The very first love-for-non-family-members lesson I learned was this: Often the people you like (and vice versa) will not like you back. I was in kindergarten at the time, and the boy’s name was Michael. He wore round-framed glasses, and his outfit of choice was a pair of jeans and a boldly colored t-shirt with wide horizontal stripes in a contrasting color. Midway through the year, he decided he liked me. He let me know of his feelings by saving me a seat on the bus every morning, consistently picking me to be in his Game Group in the afternoons, scooting his floor mat next to mine during lessons, and sharing his graham crackers with me during snack time. I felt nothing for Michael—or any boy—at the time. So I ignored him. No sweet gesture of his had any effect on me. I just wasn’t interested.
This very basic lesson was just one of many about love and attraction I learned while in grade school. It is also one that the customers who call in seem to have forgotten. In the past work week alone, I’ve heard from no less than a dozen and a half furious people, all of whom seem to be under the impression that because they’re paying for this matching service the rules of love should somehow be different. “Your service sucks, and it doesn’t work!” they shriek into my telephone earpiece. “All the people I’m interested in aren’t interested in me.” Then they demand some sort of explanation, and I have to figure out how to explain Rule Number One in a way that doesn’t come off as condescending. Which is very hard to do. Because I really, really want to say, “Seriously? Come on, now. You expect our service to somehow magically only present you with people who will like you back?”
Only a few days ago, a male caller responded to my, “How may I help you?” with, “Well, you can start by telling me how dare you advertise yourself as a service that helps people find love. I’ve been on here for over a month, and none of the women I send messages to ever respond. I can’t believe I’m paying for this sh*t. You all are a bunch of goddamn crooks.”

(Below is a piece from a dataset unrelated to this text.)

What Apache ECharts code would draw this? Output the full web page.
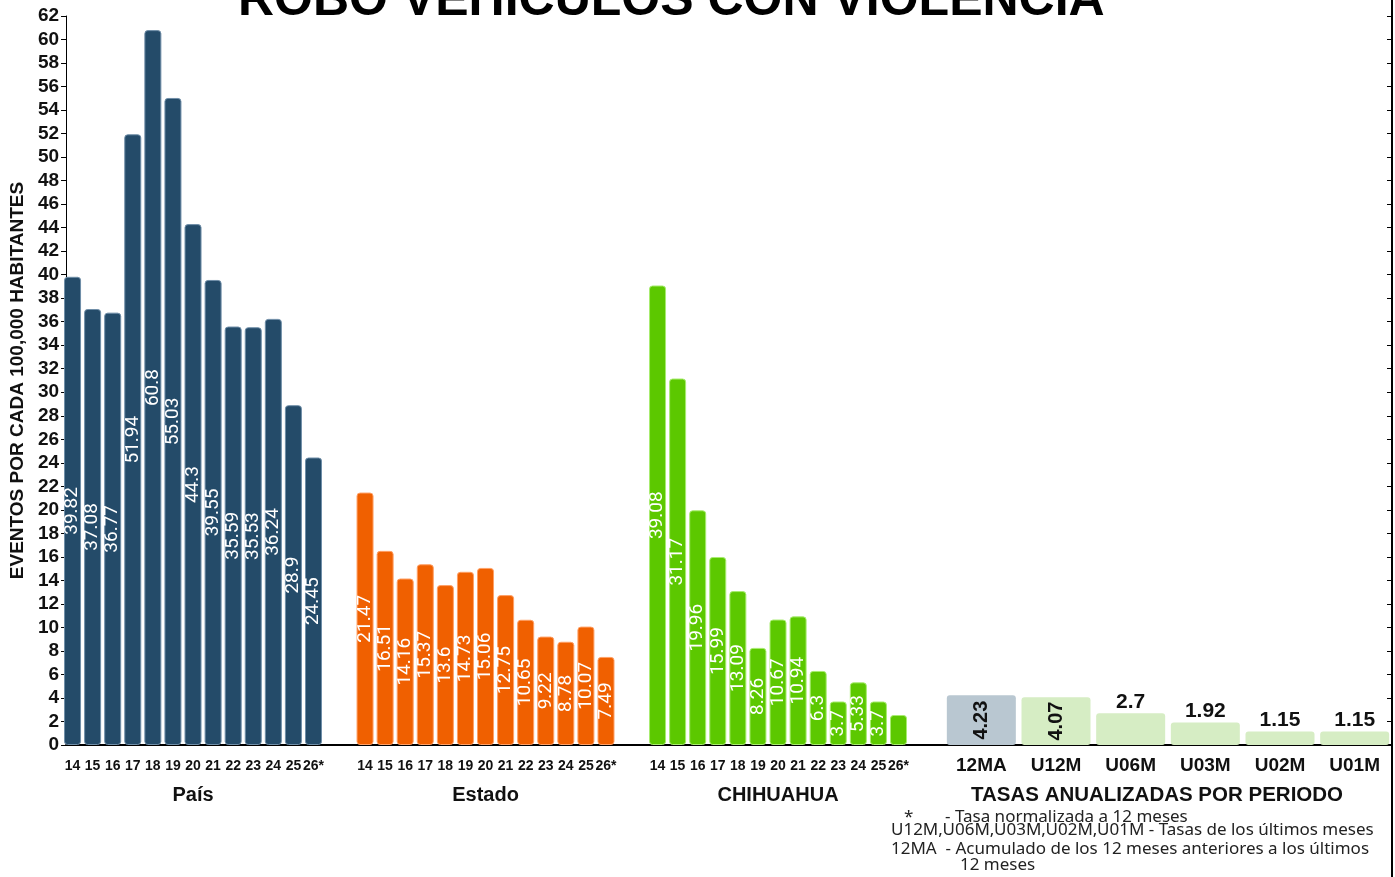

Just as I tell everyone with this complaint, I started off by saying—gently, mind you— “I’m sorry to hear that. But that probably means they’re not the right person for you. It’s all part of the process.” To which the man replied, “But if I’m paying to meet people, I sure as hell better start getting some women who show interest back, and soon. Otherwise, we’re going to have a very, very big problem here. You got that?”
I’ve heard so many threats in the short time I’ve been interacting with customers that the only thing that caught me off-guard was how vague and generic his was. It was a pleasant change, because most of the time the disgruntled try to distinguish themselves as individuals by being a bit more specific or unusual in their threats: “I’m going to sue for you for five million dollars.” “I only live about three miles away from your office. You don’t think I won’t come down there right now? ‘Cause I will, dammit.’”
The fact that these adults have such unrealistic expectations about attraction used to concern me. I worried about whether they would be able to find and sustain a relationship with their attitudes. I still worry now, but only because I know from experience they’ll be calling back with another complaint about the imperfect nature of the system or their match or the last customer service representative they talked to.